[Begin MATERIAL FOR THE TASK]

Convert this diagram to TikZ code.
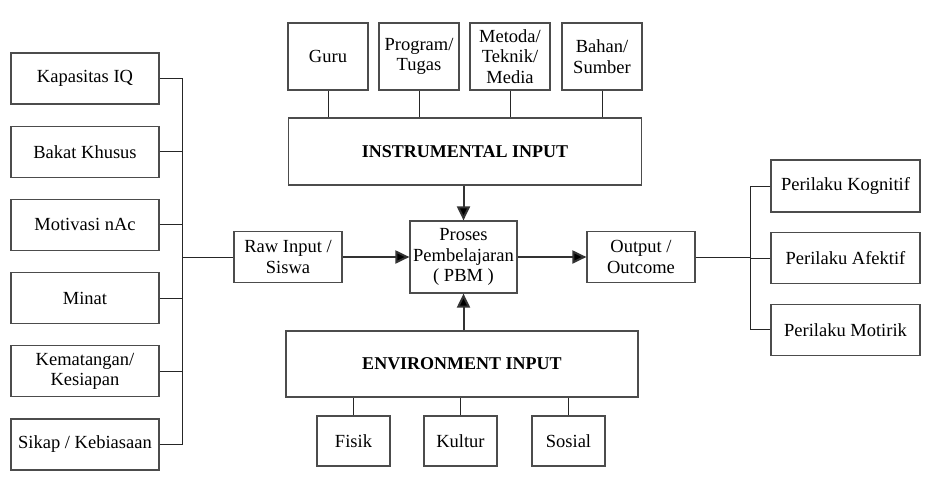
\documentclass[tikz,border=0pt]{standalone}
\usepackage{fontspec}
\setmainfont{Liberation Serif}
\usetikzlibrary{positioning,arrows.meta}

\tikzset{
	box/.style={draw=black!70, line width=1.2pt, align=center, inner sep=0pt,
		font=\fontsize{18.5}{20.5}\selectfont},
	sidebox/.style={box, minimum width=148pt, minimum height=51pt},
	topbox/.style={box, minimum width=80pt, minimum height=67pt},
	botbox/.style={box, minimum width=73pt, minimum height=50pt},
	midbox/.style={box, minimum width=108pt, minimum height=51pt},
	bigbox/.style={box, minimum width=353pt, minimum height=67pt, font=\fontsize{18}{20}\selectfont\bfseries},
	link/.style={draw=black!85, line width=1pt},
	arr/.style={draw=black!80, line width=2pt, -{Triangle[length=14pt,width=13pt,fill=black]}}
}

\begin{document}
\begin{tikzpicture}[x=1pt,y=-1pt]
		\useasboundingbox[fill=white] (0,0) rectangle (931,488);

		% left column
		\node[sidebox] (kapasitas) at (85,78.5) {Kapasitas IQ};
		\node[sidebox, below=21pt of kapasitas] (bakat) {Bakat Khusus};
		\node[sidebox, below=21pt of bakat] (motivasi) {Motivasi nAc};
		\node[sidebox, below=21pt of motivasi] (minat) {Minat};
		\node[sidebox, below=21pt of minat] (kematangan) {Kematangan/\\Kesiapan};
		\node[sidebox, below=21pt of kematangan] (sikap) {Sikap / Kebiasaan};

		% main row
		\node[midbox] (raw) at (288,257) {Raw Input /\\Siswa};
		\node[box, minimum width=107pt, minimum height=72pt] (proses) at (463.5,257)
		{Proses\\Pembelajaran\\( PBM )};
		\node[midbox] (output) at (641,257) {Output /\\Outcome};

		% right column
		\node[sidebox, minimum width=149pt, minimum height=52pt] (kognitif) at (845.5,186) {Perilaku Kognitif};
		\node[sidebox, minimum width=149pt, below=19.5pt of kognitif] (afektif) {Perilaku Afektif};
		\node[sidebox, minimum width=149pt, below=19.5pt of afektif] (motirik) {Perilaku Motirik};

		% instrumental input
		\node[bigbox] (instr) at (465,151.5) {INSTRUMENTAL INPUT};
		\node[topbox] (guru) at (328,56.5) {Guru};
		\node[topbox] (program) at (419,56.5) {Program/\\Tugas};
		\node[topbox] (metoda) at (510,56.5) {Metoda/\\Teknik/\\Media};
		\node[topbox] (bahan) at (602,56.5) {Bahan/\\Sumber};

		% environment input
		\node[bigbox, minimum width=352pt, minimum height=66pt] (env) at (462,364) {ENVIRONMENT INPUT};
		\node[botbox] (fisik) at (353.5,441) {Fisik};
		\node[botbox] (kultur) at (460.5,441) {Kultur};
		\node[botbox] (sosial) at (568.5,441) {Sosial};

		\coordinate (lbus) at (182,257);
		\coordinate (rbus) at (750,257);

		\foreach \n in {kapasitas,bakat,motivasi,minat,kematangan,sikap}
			\draw[link] (\n.east) -| (lbus);
		\draw[link] (lbus) -- (raw.west);

		\draw[link] (output.east) -- (rbus);
		\foreach \n in {kognitif,afektif,motirik}
			\draw[link] (\n.west) -| (rbus);

		\foreach \n in {guru,program,metoda,bahan}
			\draw[link] (\n.south) -- (\n.south |- instr.north);
		\foreach \n in {fisik,kultur,sosial}
			\draw[link] (\n.north) -- (\n.north |- env.south);

		\path[arr] (raw) edge (proses);
		\path[arr] (proses) edge (output);
		\draw[arr] (proses.north |- instr.south) -- (proses.north);
		\draw[arr] (proses.south |- env.north) -- (proses.south);

\end{tikzpicture}
\end{document}
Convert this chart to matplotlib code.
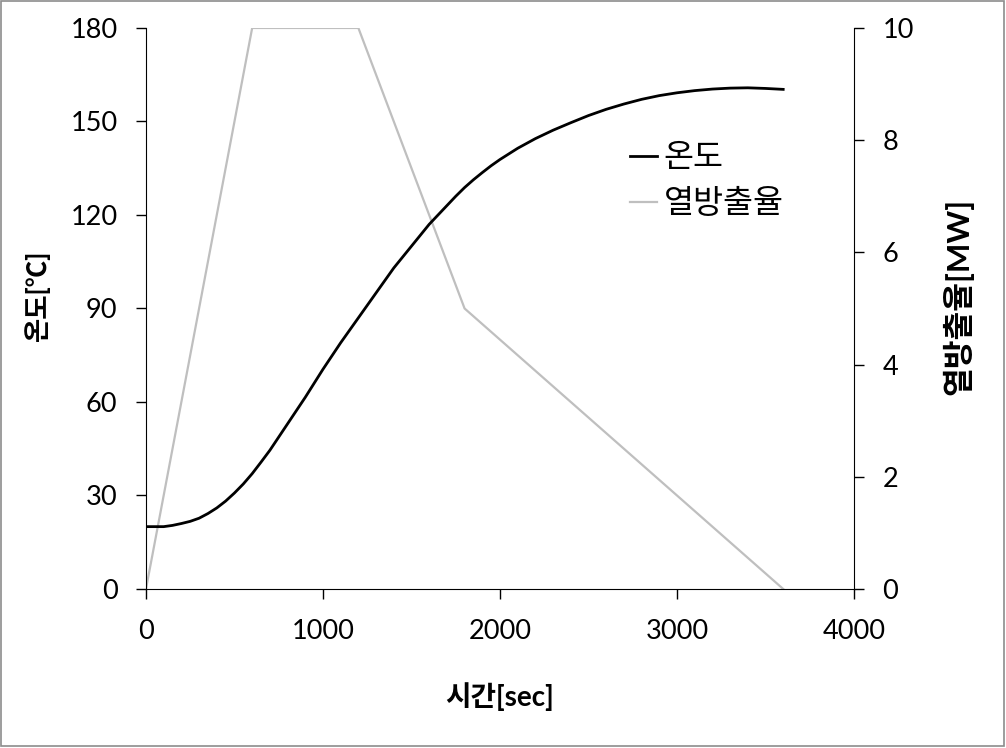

[End MATERIAL FOR THE TASK]

Retype the entries word for word. Omit any images.

**CORRECT RESPONSE**
Convert this diagram to TikZ code.
\documentclass[tikz,border=0pt]{standalone}
\usepackage{fontspec}
\setmainfont{Liberation Serif}
\usetikzlibrary{positioning,arrows.meta}

\tikzset{
	box/.style={draw=black!70, line width=1.2pt, align=center, inner sep=0pt,
		font=\fontsize{18.5}{20.5}\selectfont},
	sidebox/.style={box, minimum width=148pt, minimum height=51pt},
	topbox/.style={box, minimum width=80pt, minimum height=67pt},
	botbox/.style={box, minimum width=73pt, minimum height=50pt},
	midbox/.style={box, minimum width=108pt, minimum height=51pt},
	bigbox/.style={box, minimum width=353pt, minimum height=67pt, font=\fontsize{18}{20}\selectfont\bfseries},
	link/.style={draw=black!85, line width=1pt},
	arr/.style={draw=black!80, line width=2pt, -{Triangle[length=14pt,width=13pt,fill=black]}}
}

\begin{document}
\begin{tikzpicture}[x=1pt,y=-1pt]
		\useasboundingbox[fill=white] (0,0) rectangle (931,488);

		% left column
		\node[sidebox] (kapasitas) at (85,78.5) {Kapasitas IQ};
		\node[sidebox, below=21pt of kapasitas] (bakat) {Bakat Khusus};
		\node[sidebox, below=21pt of bakat] (motivasi) {Motivasi nAc};
		\node[sidebox, below=21pt of motivasi] (minat) {Minat};
		\node[sidebox, below=21pt of minat] (kematangan) {Kematangan/\\Kesiapan};
		\node[sidebox, below=21pt of kematangan] (sikap) {Sikap / Kebiasaan};

		% main row
		\node[midbox] (raw) at (288,257) {Raw Input /\\Siswa};
		\node[box, minimum width=107pt, minimum height=72pt] (proses) at (463.5,257)
		{Proses\\Pembelajaran\\( PBM )};
		\node[midbox] (output) at (641,257) {Output /\\Outcome};

		% right column
		\node[sidebox, minimum width=149pt, minimum height=52pt] (kognitif) at (845.5,186) {Perilaku Kognitif};
		\node[sidebox, minimum width=149pt, below=19.5pt of kognitif] (afektif) {Perilaku Afektif};
		\node[sidebox, minimum width=149pt, below=19.5pt of afektif] (motirik) {Perilaku Motirik};

		% instrumental input
		\node[bigbox] (instr) at (465,151.5) {INSTRUMENTAL INPUT};
		\node[topbox] (guru) at (328,56.5) {Guru};
		\node[topbox] (program) at (419,56.5) {Program/\\Tugas};
		\node[topbox] (metoda) at (510,56.5) {Metoda/\\Teknik/\\Media};
		\node[topbox] (bahan) at (602,56.5) {Bahan/\\Sumber};

		% environment input
		\node[bigbox, minimum width=352pt, minimum height=66pt] (env) at (462,364) {ENVIRONMENT INPUT};
		\node[botbox] (fisik) at (353.5,441) {Fisik};
		\node[botbox] (kultur) at (460.5,441) {Kultur};
		\node[botbox] (sosial) at (568.5,441) {Sosial};

		\coordinate (lbus) at (182,257);
		\coordinate (rbus) at (750,257);

		\foreach \n in {kapasitas,bakat,motivasi,minat,kematangan,sikap}
			\draw[link] (\n.east) -| (lbus);
		\draw[link] (lbus) -- (raw.west);

		\draw[link] (output.east) -- (rbus);
		\foreach \n in {kognitif,afektif,motirik}
			\draw[link] (\n.west) -| (rbus);

		\foreach \n in {guru,program,metoda,bahan}
			\draw[link] (\n.south) -- (\n.south |- instr.north);
		\foreach \n in {fisik,kultur,sosial}
			\draw[link] (\n.north) -- (\n.north |- env.south);

		\path[arr] (raw) edge (proses);
		\path[arr] (proses) edge (output);
		\draw[arr] (proses.north |- instr.south) -- (proses.north);
		\draw[arr] (proses.south |- env.north) -- (proses.south);

\end{tikzpicture}
\end{document}
Convert this chart to matplotlib code.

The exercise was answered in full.